Crown and Skull invites us all to step into a game where we can’t take 20 to succeed and some things are just out of reach till we “level up.” Like original Zelda, gotta find the bombs before we can open that wall. :coffee::grin:


I might just be having a dense moment, but this doesn’t make sense to me. I mean, I get what you’re saying, but I also think struggling with an orc to hold the door would be a pretty classic example of an opposed test. Additionally, it seems like it would be a “common task” that anyone could at least attempt. At the very least, I can imagine a scenario in which this is the case, for example, say it’s just another human on the other side of the door instead of an orc. Then it really seems like an opposed “whoever rolls lowest is the winner” situation. But that then goes back to the question, does a character with Muscle (even if it was really low, like a 3), get any inherent advantage over sometime without the skill?
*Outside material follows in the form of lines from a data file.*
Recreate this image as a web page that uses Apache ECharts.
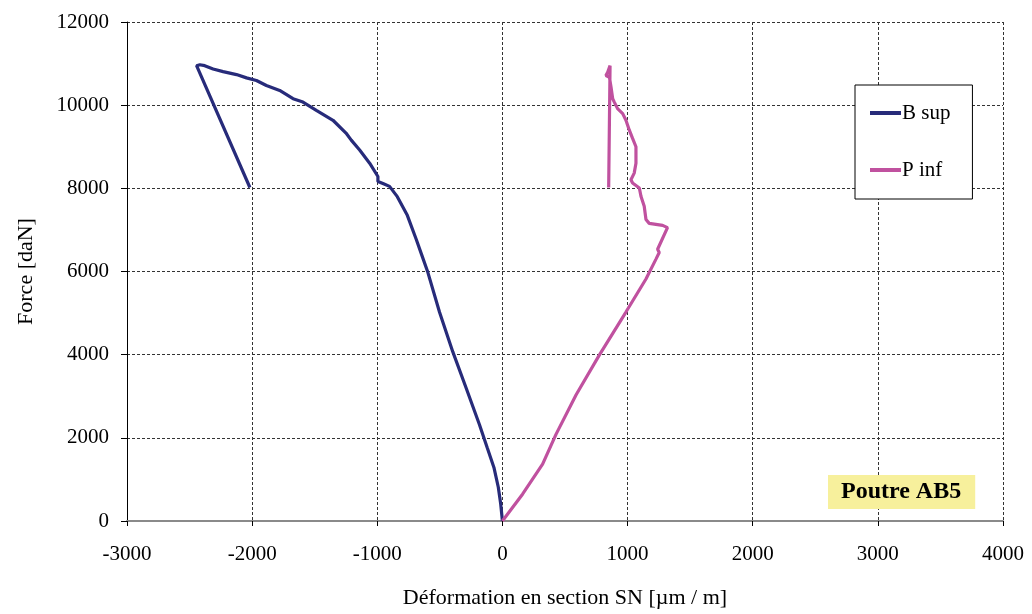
<!DOCTYPE html>
<html>
<head>
<meta charset="utf-8">
<script src="https://cdn.jsdelivr.net/npm/echarts@6/dist/echarts.min.js"></script>
<style>html,body{margin:0;padding:0;background:#fff;}#c{width:1032px;height:614px;}</style>
</head>
<body>
<div id="c"></div>
<script>
// Data
const seriesNames = ['B sup', 'P inf'];
const bSupX = [0, -14, -33, -68, -122, -184, -290, -397, -503, -596, -645, -689, -760, -840, -902, -950, -995, -995, -1061, -1141, -1208, -1250, -1354, -1487, -1594, -1673, -1780, -1886, -1966, -2045, -2125, -2232, -2312, -2379, -2418, -2444, -2018];
const bSupY = [0, 413, 811, 1288, 1765, 2320, 3197, 4072, 5026, 5980, 6400, 6775, 7350, 7800, 8047, 8110, 8166, 8285, 8604, 8922, 9160, 9330, 9637, 9876, 10074, 10155, 10353, 10472, 10592, 10656, 10735, 10806, 10870, 10950, 10973, 10950, 8020];
const pInfX = [0, 162, 321, 428, 589, 774, 987, 1147, 1227, 1253, 1240, 1319, 1280, 1173, 1160, 1147, 1133, 1107, 1094, 1040, 1027, 1053, 1067, 1067, 1040, 1014, 987, 961, 920, 894, 881, 868, 855, 827, 841, 860, 862, 849];
const pInfY = [0, 650, 1367, 2083, 3037, 3990, 5025, 5820, 6298, 6457, 6536, 7054, 7109, 7157, 7188, 7252, 7570, 7808, 8008, 8127, 8206, 8366, 8604, 9000, 9200, 9399, 9637, 9797, 9916, 10074, 10155, 10432, 10671, 10711, 10790, 10950, 10990, 8020];
const xTicks = {min: -3000, max: 4000, interval: 1000};
const yTicks = {min: 0, max: 12000, interval: 2000};
const xTitle = 'Déformation en section SN [µm / m]';
const yTitle = 'Force [daN]';
const annotation = 'Poutre AB5';

const zip = (xs, ys) => xs.map((x, i) => [x, ys[i]]);
const serif = '"Liberation Serif", "DejaVu Serif", serif';
const fs = 21;
const plain = v => String(v);

const chart = echarts.init(document.getElementById('c'), null, {renderer: 'canvas'});
chart.setOption({
  animation: false,
  backgroundColor: '#fff',
  textStyle: {fontFamily: serif},
  grid: {left: 127, right: 29, top: 22, bottom: 90, containLabel: false},
  title: {
    text: annotation, left: 828, top: 475,
    backgroundColor: '#f7f09c', padding: [4, 14, 5, 13],
    textStyle: {fontFamily: serif, fontWeight: 'bold', fontSize: 24, lineHeight: 25, color: '#000'}
  },
  legend: {
    data: seriesNames, orient: 'vertical', left: 855, top: 85,
    borderColor: '#000', borderWidth: 1, backgroundColor: '#fff',
    padding: [17, 22, 18, 15], itemGap: 35, itemWidth: 31, itemHeight: 4,
    icon: 'rect',
    textStyle: {fontFamily: serif, fontSize: fs, lineHeight: 22, color: '#000', padding: [0, 0, 0, -4]}
  },
  xAxis: {
    type: 'value', min: xTicks.min, max: xTicks.max, interval: xTicks.interval,
    name: xTitle, nameLocation: 'middle', nameGap: 66,
    nameTextStyle: {fontFamily: serif, fontSize: 22, color: '#000'},
    axisLine: {onZero: false, lineStyle: {color: '#8a8a8a', width: 2}},
    axisTick: {show: true, length: 5, lineStyle: {color: '#000'}},
    axisLabel: {fontFamily: serif, fontSize: fs, color: '#000', margin: 23, formatter: plain},
    splitLine: {show: true, lineStyle: {color: '#333', type: [3, 2], width: 1}}
  },
  yAxis: {
    type: 'value', min: yTicks.min, max: yTicks.max, interval: yTicks.interval,
    name: yTitle, nameLocation: 'middle', nameGap: 90, nameRotate: 90,
    nameTextStyle: {fontFamily: serif, fontSize: 22, color: '#000'},
    axisLine: {show: true, onZero: false, lineStyle: {color: '#000', width: 1}},
    axisTick: {show: true, length: 6, lineStyle: {color: '#000'}},
    axisLabel: {fontFamily: serif, fontSize: fs, color: '#000', margin: 18, formatter: plain},
    splitLine: {show: true, lineStyle: {color: '#333', type: [3, 2], width: 1}}
  },
  series: [
    {
      name: seriesNames[0], type: 'line', data: zip(bSupX, bSupY),
      showSymbol: false, symbol: 'none', color: '#272b7a',
      lineStyle: {color: '#272b7a', width: 3.2}, z: 3
    },
    {
      name: seriesNames[1], type: 'line', data: zip(pInfX, pInfY),
      showSymbol: false, symbol: 'none', color: '#c0519f',
      lineStyle: {color: '#c0519f', width: 3.2}, z: 4
    }
  ]
});
</script>
</body>
</html>
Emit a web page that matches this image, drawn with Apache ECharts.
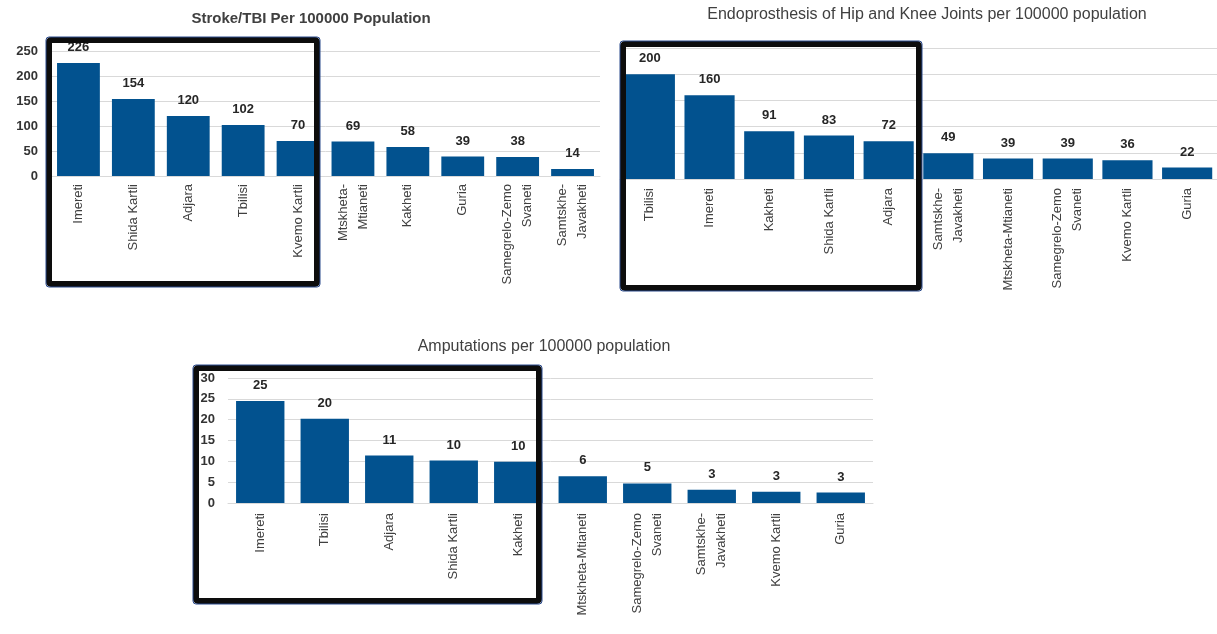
<!DOCTYPE html>
<html>
<head>
<meta charset="utf-8">
<script src="https://cdn.jsdelivr.net/npm/echarts@6/dist/echarts.min.js"></script>
<style>
  html, body { margin: 0; padding: 0; background: #ffffff; }
  #main { width: 1217px; height: 634px; }
</style>
</head>
<body>
<div id="main"></div>
<script>
// Stroke/TBI
var strokeRegions = ['Imereti', 'Shida Kartli', 'Adjara', 'Tbilisi', 'Kvemo Kartli', 'Mtskheta-\nMtianeti', 'Kakheti', 'Guria', 'Samegrelo-Zemo\nSvaneti', 'Samtskhe-\nJavakheti'];
var strokeValues = [226, 154, 120, 102, 70, 69, 58, 39, 38, 14];

// Endoprosthesis of hip and knee
var endoRegions = ['Tbilisi', 'Imereti', 'Kakheti', 'Shida Kartli', 'Adjara', 'Samtskhe-\nJavakheti', 'Mtskheta-Mtianeti', 'Samegrelo-Zemo\nSvaneti', 'Kvemo Kartli', 'Guria'];
var endoValues = [200, 160, 91, 83, 72, 49, 39, 39, 36, 22];

// Amputations
var ampRegions = ['Imereti', 'Tbilisi', 'Adjara', 'Shida Kartli', 'Kakheti', 'Mtskheta-Mtianeti', 'Samegrelo-Zemo\nSvaneti', 'Samtskhe-\nJavakheti', 'Kvemo Kartli', 'Guria'];
var ampValues = [24.5, 20.2, 11.4, 10.2, 9.9, 6.4, 4.7, 3.2, 2.7, 2.5];

var barColor = '#02528f';
var font = 'Liberation Sans';

function xAxisFor(idx, data, margin) {
    return {
        type: 'category',
        gridIndex: idx,
        data: data,
        axisTick: { show: false },
        axisLine: { lineStyle: { color: '#d9d9d9', width: 1 } },
        axisLabel: {
            rotate: 90,
            interval: 0,
            margin: margin,
            fontFamily: font,
            fontSize: 13,
            color: '#404040',
            lineHeight: 20
        }
    };
}

function yAxisFor(idx, max, interval, showLabels) {
    return {
        type: 'value',
        gridIndex: idx,
        min: 0,
        max: max,
        interval: interval,
        axisLine: { show: false },
        axisTick: { show: false },
        splitLine: { lineStyle: { color: '#d9d9d9', width: 1 } },
        axisLabel: {
            show: showLabels,
            margin: 13,
            fontFamily: font,
            fontWeight: 'bold',
            fontSize: 13,
            color: '#333333'
        }
    };
}

function barSeries(idx, values, gap) {
    return {
        type: 'bar',
        xAxisIndex: idx,
        yAxisIndex: idx,
        data: values,
        barCategoryGap: gap,
        itemStyle: { color: barColor },
        label: {
            show: true,
            position: 'top',
            distance: 9,
            fontFamily: font,
            fontWeight: 'bold',
            fontSize: 13,
            color: '#262626',
            formatter: function (p) { return Math.round(p.value); }
        }
    };
}

// highlight frames round the top five
function frame(x, y, w, h) {
    return [
        {
            type: 'rect', z: 100,
            shape: { x: x, y: y, width: w, height: h, r: 2 },
            style: { fill: 'none', stroke: '#0d0d0d', lineWidth: 6 }
        },
        {
            type: 'rect', z: 101,
            shape: { x: x - 3, y: y - 3, width: w + 6, height: h + 6, r: 3 },
            style: { fill: 'none', stroke: '#2a4a8c', lineWidth: 1 }
        }
    ];
}

var chart = echarts.init(document.getElementById('main'));

var option = {
    backgroundColor: '#ffffff',
    animation: false,
    title: [
        {
            text: 'Stroke/TBI Per 100000 Population',
            left: 306, top: 6, textAlign: 'center',
            textStyle: { fontFamily: font, fontSize: 15, fontWeight: 'bold', color: '#404040' }
        },
        {
            text: 'Endoprosthesis of Hip and Knee Joints per 100000 population',
            left: 922, top: 2, textAlign: 'center',
            textStyle: { fontFamily: font, fontSize: 16, fontWeight: 'normal', color: '#404040' }
        },
        {
            text: 'Amputations per 100000 population',
            left: 539, top: 334, textAlign: 'center',
            textStyle: { fontFamily: font, fontSize: 16, fontWeight: 'normal', color: '#404040' }
        }
    ],
    grid: [
        { left: 51, top: 51, width: 549, height: 125 },
        { left: 620, top: 48, width: 606, height: 131 },
        { left: 228, top: 378, width: 645, height: 125 }
    ],
    xAxis: [
        xAxisFor(0, strokeRegions, 8),
        xAxisFor(1, endoRegions, 9),
        xAxisFor(2, ampRegions, 10)
    ],
    yAxis: [
        yAxisFor(0, 250, 50, true),
        yAxisFor(1, 250, 50, false),
        yAxisFor(2, 30, 5, true)
    ],
    series: [
        barSeries(0, strokeValues, '22%'),
        barSeries(1, endoValues, '16%'),
        barSeries(2, ampValues, '25%')
    ],
    graphic: [].concat(
        frame(49, 40, 268, 244),
        frame(623, 44, 296, 244),
        frame(196, 368, 343, 233)
    )
};

chart.setOption(option);
</script>
</body>
</html>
I do think that it’s possible, as a GM, to simply arbitrate the situation and move on, I’m just kinda surprised there’s not more explicit guidance and/or examples in the book for this. Thanks for all the discussion!


A lot of the time you just don’t have a chance of success without the skill, so there’s no roll. This is a far step away from DnD where you can attempt anything and succeed if you well enough. It’s a tough tradition to break, but C&S is introducing new traditions to the classics so to speak.

Definitely a good discussion! I hope it is also helpful. :pray::coffee::shield:


I get what you are saying. But having played DnD so long, and everyone I play with, there will be questions. It does help that I can really lean into the fact that you have to be skilled to even make an attempt. And as you said sometimes that may not be enough if the player only look the absolute minimum. Thanks for clarifying.


Yeah definitely helpful for sure, thank you!


Skills certainly take on an entirely new function in C&S. In 5e, proficiencies seem to be the icing on the cake. As JD said, skills in C&S are more like Zelda items – they fundamentally change how players interpret their environment. Very, very interesting design!